Some Richmond City Council members cast a skeptical eye Tuesday on the practice of supplying city vehicles for the use of certain employees.
Currently 10 Richmond management employees have city-issued vehicles. Together they have logged an average of 14,188 miles per month during the 2012-2013 fiscal year, Richmond City Manager Bill Lindsay said.
Employees commuting between home and work account for about 11,567 of those miles.
All 10 of the employees live outside of Richmond, and the longest one-way commute is about 99 miles, Lindsay said. Cost for fuel is slightly less than $20,000 annually and vehicle maintenance is less than $5,000, he added.
Lindsay said the expenses are justified because the employees, who are non-safety personnel, are on call 24-7 and often make stops for city business before coming to the office.
In total, it costs $25,838 annually to maintain all 10 cars. The program is being phased out, he said.
City officials have done research and are considering establishing a city car share program for the community to use the city-owned cars on the weekend. City staff is still in the preliminary phase of discussing if this is a viable option for the cars after the current program ends.
“The plan is to phase out the vehicles and replace those with auto allowances, which is customary now for managers,” Lindsay said. “We are no longer assigning vehicles when somebody comes on board, but this was part of the offers and acceptances by management employees and we want to be fair when phasing those out.”

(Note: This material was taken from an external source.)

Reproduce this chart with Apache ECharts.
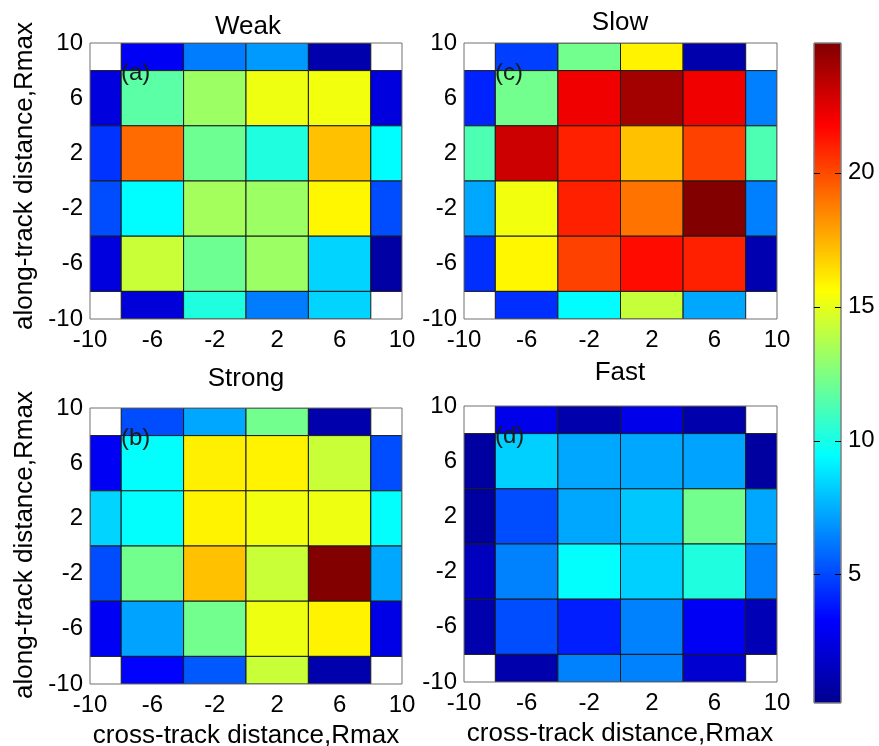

Some city council members said supplying vehicles to management is a perk that Richmond taxpayers shouldn’t have to bear.
“I think that when you go to a job, you drive your car and then pick up a city issued vehicle to take care of city business,” Vice Mayor Corky Booze said.

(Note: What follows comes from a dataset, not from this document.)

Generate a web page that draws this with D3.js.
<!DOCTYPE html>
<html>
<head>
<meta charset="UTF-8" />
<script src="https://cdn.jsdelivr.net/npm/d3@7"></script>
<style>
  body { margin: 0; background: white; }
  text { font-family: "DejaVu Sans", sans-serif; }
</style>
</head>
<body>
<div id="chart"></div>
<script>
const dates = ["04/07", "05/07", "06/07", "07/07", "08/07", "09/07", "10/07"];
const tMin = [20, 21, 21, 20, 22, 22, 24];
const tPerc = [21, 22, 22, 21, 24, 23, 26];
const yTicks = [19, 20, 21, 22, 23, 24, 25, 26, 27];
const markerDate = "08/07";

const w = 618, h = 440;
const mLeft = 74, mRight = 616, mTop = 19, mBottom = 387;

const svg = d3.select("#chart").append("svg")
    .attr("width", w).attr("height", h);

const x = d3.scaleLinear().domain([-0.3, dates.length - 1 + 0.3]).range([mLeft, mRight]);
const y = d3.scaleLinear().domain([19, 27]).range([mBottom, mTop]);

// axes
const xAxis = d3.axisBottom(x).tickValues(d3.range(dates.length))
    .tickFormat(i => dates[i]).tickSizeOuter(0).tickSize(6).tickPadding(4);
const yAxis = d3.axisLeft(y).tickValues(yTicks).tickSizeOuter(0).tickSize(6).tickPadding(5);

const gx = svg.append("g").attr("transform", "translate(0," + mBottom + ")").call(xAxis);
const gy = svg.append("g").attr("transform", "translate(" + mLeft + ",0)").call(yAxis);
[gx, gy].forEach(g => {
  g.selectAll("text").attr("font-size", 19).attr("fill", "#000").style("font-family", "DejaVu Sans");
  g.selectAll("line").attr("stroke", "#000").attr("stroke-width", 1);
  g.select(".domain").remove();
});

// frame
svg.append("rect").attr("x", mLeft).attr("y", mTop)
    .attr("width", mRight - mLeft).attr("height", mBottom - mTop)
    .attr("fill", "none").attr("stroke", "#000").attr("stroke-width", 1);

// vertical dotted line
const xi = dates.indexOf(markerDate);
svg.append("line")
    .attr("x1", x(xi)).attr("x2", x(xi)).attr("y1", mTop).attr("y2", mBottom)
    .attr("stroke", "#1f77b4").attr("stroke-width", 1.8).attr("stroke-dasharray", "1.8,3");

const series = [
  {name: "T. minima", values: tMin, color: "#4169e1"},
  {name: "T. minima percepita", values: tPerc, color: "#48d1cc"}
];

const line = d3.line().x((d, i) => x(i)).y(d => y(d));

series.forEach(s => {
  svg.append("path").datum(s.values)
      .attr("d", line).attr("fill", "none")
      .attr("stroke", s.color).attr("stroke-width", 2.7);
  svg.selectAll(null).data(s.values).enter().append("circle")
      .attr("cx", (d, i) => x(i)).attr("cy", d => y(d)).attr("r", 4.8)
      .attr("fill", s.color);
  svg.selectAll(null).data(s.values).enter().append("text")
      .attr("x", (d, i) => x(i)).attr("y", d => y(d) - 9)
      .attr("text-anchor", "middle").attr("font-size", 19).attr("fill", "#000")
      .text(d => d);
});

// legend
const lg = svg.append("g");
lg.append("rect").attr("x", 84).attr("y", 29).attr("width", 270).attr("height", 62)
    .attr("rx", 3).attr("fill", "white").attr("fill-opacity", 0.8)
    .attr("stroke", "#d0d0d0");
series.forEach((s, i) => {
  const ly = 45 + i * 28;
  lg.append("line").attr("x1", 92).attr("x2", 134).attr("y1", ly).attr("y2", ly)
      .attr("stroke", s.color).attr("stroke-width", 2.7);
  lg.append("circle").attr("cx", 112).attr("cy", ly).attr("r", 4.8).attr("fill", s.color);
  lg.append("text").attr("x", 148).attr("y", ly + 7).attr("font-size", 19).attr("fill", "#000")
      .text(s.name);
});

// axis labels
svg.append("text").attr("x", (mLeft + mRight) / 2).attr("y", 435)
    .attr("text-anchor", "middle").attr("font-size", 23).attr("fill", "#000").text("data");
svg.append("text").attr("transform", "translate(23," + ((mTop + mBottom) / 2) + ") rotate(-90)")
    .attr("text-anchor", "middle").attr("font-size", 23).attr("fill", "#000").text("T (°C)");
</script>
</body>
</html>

“My objective is to make sure any waste that is taking place in the city is handled. I’m concerned because we have the price of the vehicle, wear and tear and people using city gas.”

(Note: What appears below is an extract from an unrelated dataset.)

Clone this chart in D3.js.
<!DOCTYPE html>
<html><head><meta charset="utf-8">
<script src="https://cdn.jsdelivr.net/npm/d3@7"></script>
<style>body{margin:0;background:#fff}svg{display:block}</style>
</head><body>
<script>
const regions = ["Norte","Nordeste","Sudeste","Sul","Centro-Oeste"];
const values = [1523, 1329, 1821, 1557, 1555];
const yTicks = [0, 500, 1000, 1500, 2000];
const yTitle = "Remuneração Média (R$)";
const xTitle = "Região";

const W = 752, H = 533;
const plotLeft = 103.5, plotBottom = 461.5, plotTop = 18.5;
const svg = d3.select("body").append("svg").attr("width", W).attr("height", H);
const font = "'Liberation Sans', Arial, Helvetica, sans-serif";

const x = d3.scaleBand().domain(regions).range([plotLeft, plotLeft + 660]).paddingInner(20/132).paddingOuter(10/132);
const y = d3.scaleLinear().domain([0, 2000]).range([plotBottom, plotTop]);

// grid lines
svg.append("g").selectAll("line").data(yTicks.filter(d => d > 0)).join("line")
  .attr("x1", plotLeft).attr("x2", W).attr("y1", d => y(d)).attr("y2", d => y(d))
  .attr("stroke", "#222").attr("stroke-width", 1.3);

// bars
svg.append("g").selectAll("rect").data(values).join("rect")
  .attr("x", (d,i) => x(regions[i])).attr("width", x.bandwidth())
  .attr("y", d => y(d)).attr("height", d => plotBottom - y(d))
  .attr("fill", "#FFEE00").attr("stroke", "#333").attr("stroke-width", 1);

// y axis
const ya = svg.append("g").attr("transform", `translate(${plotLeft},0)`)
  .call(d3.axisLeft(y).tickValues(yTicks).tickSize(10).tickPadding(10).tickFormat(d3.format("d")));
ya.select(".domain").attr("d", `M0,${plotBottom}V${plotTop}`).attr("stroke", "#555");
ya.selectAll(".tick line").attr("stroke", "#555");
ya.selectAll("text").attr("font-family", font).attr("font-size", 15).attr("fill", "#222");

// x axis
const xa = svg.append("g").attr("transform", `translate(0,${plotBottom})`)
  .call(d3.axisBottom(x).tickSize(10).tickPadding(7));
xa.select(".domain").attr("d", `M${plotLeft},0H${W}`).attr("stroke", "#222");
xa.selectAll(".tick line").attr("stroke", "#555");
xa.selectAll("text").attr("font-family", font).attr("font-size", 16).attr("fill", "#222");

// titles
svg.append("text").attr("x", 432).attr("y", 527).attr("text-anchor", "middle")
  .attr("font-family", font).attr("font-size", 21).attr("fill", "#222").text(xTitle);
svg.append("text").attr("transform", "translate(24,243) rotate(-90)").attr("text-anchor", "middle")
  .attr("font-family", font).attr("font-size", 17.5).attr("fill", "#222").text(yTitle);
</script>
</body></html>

Some Richmond residents also took issue with the city car program.
“I don’t think it’s reasonable to think people who live far away can respond to an incident quickly anyway,” said Jackie Thompson, during public comment.
While Lindsay agreed that the program could be reevaluated, he said that officials have to discuss any changes they want to make with Local Union 1021. Lindsay maintained that it would be required per state law.
Council member Nat Bates said employees who live far away should compensate the city for excessive mileage.
“Taxpayers shouldn’t be paying for excessive mileage away from the city,” he said. “There has to be a limit.”
In other business, the council voted to instruct city staff to draft an ordinance that would implement urban agriculture incentive zones. Under the legislation, owners of land devoted to agricultural use, would see significant property tax discounts.
Implementing such zones are in line with the city’s efforts to support urban agriculture as there are already several organizations within the city that have cultivated community gardens along the greenway, at local schools and in neighborhoods, the staff report said.